California bill AB 252, also known as the Streaming Tax Relief of Entertainment And Movies (STREAM) Act of 2017, would bar local streaming taxes until 2023.
“Video streaming companies like Netflix and Hulu are entertainment providers, not local utilities akin to electricity, sewer, or even cable television,” said Ridley-Thomas in a statement. “Taxes should not be applied to their services without careful consideration.”
The bill is in part a response to recent plans by the city of Pasadena,Calif. to introduce a streaming tax for its residents. The city had planned to add a 9 percent Utility User Tax to streaming services, and in effect treat them the same way as cable services. Pasadena eventually abandoned those plans after some push-back from the public, but there are 45 other municipalities that could introduce similar taxes, according to Ridley-Thomas.
Doing so would be a mistake, the assembly member argued. “California must ensure that its tax and regulatory environment spurs, rather than impedes, continued growth in this vital sector of the economy. The STREAM Act takes an important step in this direction by adjusting state and local tax regulation and allowing streaming service to continue to be untaxed until stakeholders develop an alternative.”

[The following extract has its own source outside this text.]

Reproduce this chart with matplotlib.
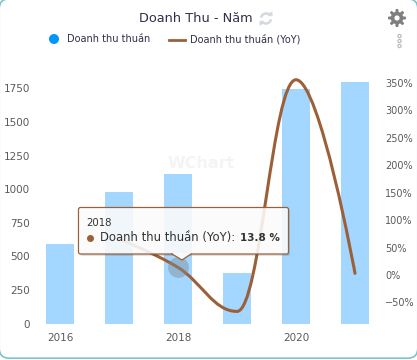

California municipalities aren’t the only ones looking to tax Netflix. Canada is currently considering extending its sales tax to foreign digital goods and services. The country is already charging local streaming providers sales tax, which is why some, including University of Ottowa law professor Michael Geist, believe that an eventual taxation of Netflix is inevitable.
“The extension of sales taxes to foreign digital providers appears to be a question of when, not if,” Geist recently wrote. But he also questioned whether such a tax would be instated any time soon, and without international cooperation: “The ‘when’ depends largely on developing international standards on the issue.”